The roar at Churchill Downs wasn’t for the favorite. It rarely is at the Kentucky Derby, but this one hit different.

Golden Tempo, a 23-1 longshot nobody at the betting windows seemed to want, came from dead last to win the 152nd Run for the Roses on Saturday — and in doing so, handed Cherie DeVaux a piece of history 151 years in the making. She is the first woman to train a Kentucky Derby winner.

DeVaux, 44, wasn’t a celebrity hire or a dynastic name. She mucked stalls for the late Chuck Simon, served a long apprenticeship under trainer Chad Brown, and didn’t hang her own shingle until 2018. She was 36 years old, burned out on making other people’s horses faster, and ready to bet on herself.

Her first win came 11 months later. The pandemic slowed everything down. She kept going. A Breeders’ Cup victory in 2024 announced her as a serious operation. Saturday, in her first-ever Derby entry, she topped all of it.

Golden Tempo broke poorly and settled at the back of the pack early. Jockey Jose Ortiz — riding the Derby for the 11th time, still searching for his first win — bided his time. The colt began picking off horses on the far turn. By the top of the stretch, he was flying.

He passed favorite Renegade — ridden by Ortiz’s own brother, Irad Ortiz Jr. — just before the wire, winning in 2:02.27. Longshot Ocelli finished third. More than 100,000 people at Churchill Downs witnessed it. The realization seemed to hit the crowd in waves.

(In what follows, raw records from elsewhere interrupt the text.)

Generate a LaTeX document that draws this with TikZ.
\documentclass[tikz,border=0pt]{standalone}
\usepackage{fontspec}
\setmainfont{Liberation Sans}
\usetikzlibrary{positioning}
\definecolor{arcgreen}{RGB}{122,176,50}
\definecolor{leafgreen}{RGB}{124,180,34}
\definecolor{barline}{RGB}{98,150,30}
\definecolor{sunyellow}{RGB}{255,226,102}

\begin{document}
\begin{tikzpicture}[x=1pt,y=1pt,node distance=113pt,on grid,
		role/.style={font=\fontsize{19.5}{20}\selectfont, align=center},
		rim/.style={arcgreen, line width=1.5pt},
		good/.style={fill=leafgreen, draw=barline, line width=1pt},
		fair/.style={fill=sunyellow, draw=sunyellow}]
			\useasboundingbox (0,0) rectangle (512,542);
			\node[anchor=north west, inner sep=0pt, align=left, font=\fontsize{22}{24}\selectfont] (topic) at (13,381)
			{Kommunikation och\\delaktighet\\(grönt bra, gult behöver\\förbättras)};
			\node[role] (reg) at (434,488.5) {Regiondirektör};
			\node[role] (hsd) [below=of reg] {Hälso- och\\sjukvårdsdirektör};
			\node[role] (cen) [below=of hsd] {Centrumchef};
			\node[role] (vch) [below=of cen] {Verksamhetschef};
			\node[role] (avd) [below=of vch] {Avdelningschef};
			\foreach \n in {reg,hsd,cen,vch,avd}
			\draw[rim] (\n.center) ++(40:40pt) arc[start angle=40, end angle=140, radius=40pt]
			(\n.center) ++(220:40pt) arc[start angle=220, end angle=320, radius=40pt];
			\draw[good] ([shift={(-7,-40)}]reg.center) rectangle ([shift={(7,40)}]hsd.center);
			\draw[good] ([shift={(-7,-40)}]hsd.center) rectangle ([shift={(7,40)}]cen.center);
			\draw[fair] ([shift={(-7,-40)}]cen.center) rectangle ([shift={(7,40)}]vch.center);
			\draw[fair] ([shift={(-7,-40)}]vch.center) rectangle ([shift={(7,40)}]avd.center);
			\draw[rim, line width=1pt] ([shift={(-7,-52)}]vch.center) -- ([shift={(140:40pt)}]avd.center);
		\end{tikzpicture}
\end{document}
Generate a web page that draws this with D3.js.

“I don’t even have any words right now,” DeVaux said afterward. “I just can’t. Just so, so, so happy for Golden Tempo. Jose did a wonderful job, a masterful job of getting him there. He was so far out of it.”

A Trainer’s Long Road

DeVaux is just the 18th woman to saddle a horse in the Kentucky Derby, and the second female trainer to win any Triple Crown race — Jena Antonucci got there first with Arcangelo in the 2023 Belmont Stakes. Before Saturday, the closest a woman had come to winning the Derby was Shelley Riley, who trained Casual Lies to a second-place finish in 1992.

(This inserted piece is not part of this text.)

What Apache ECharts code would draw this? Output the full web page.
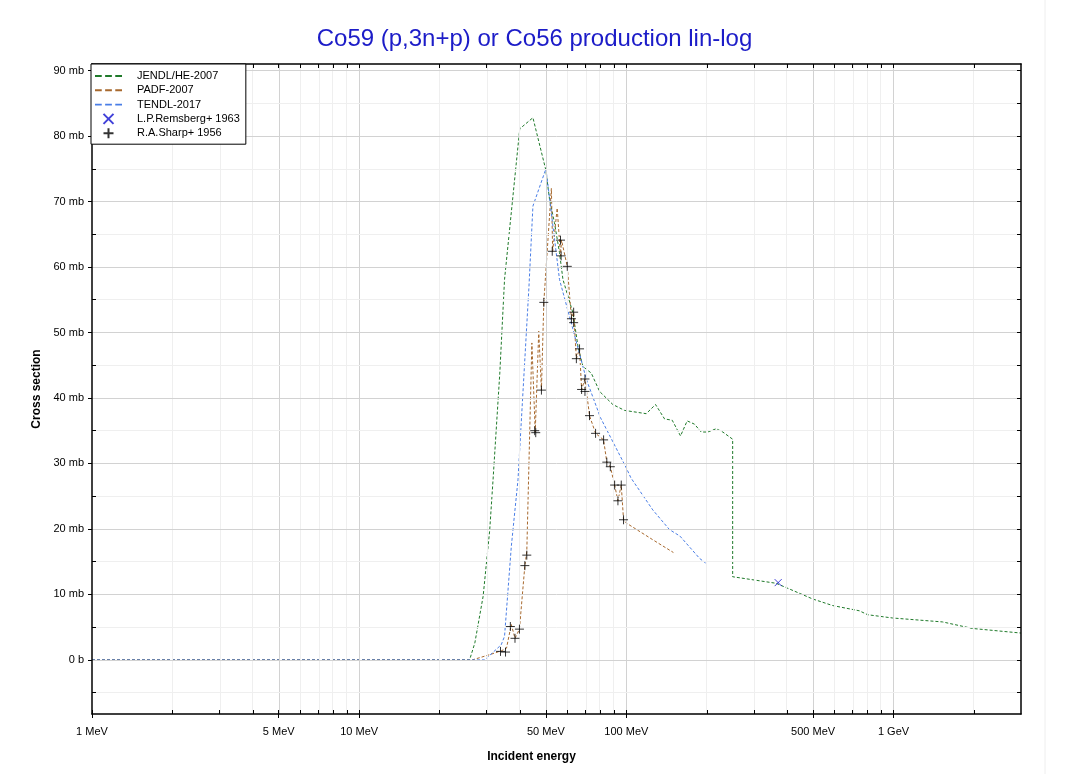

In the days before the race, DeVaux moved from downplaying the historical significance to embracing it. “Being a female in this industry, the standards aren’t always equal,” she told reporters during Derby week, according to NBC News. By the time she faced cameras after the win, the role-model mantle had settled comfortably on her shoulders.

“I’m glad I can be representative of women everywhere,” DeVaux said in a postrace interview. “We can do anything we set our minds to.”

In her victory press conference, she reframed the moment: “Being a woman or my gender has never really crossed my mind in this. The thing that really has become apparent to me is not everyone has the same constitution I have mentally.”

A Brother’s Duel

The subplot was almost as good as the main story. Jose Ortiz, who also won the Kentucky Oaks roughly 24 hours earlier, beat his brother in a Derby for the first time. After 10 failed attempts, Ortiz finally got his roses.

“I just wish my grandpa was here,” Ortiz said. “But I know he’s looking from heaven.”

DeVaux did not commit to running Golden Tempo in the Preakness Stakes on May 16, saying she wanted to see how the horse came out of the race. The sport’s last Triple Crown winner remains Justify in 2018.

The winner’s share of the $5 million purse was $3.1 million, according to CBS Sports — a nice payday, but secondary to what DeVaux carried out of Churchill Downs. Twenty years of labor, a horse nobody believed in, and a place in a record book that had been all men, all along.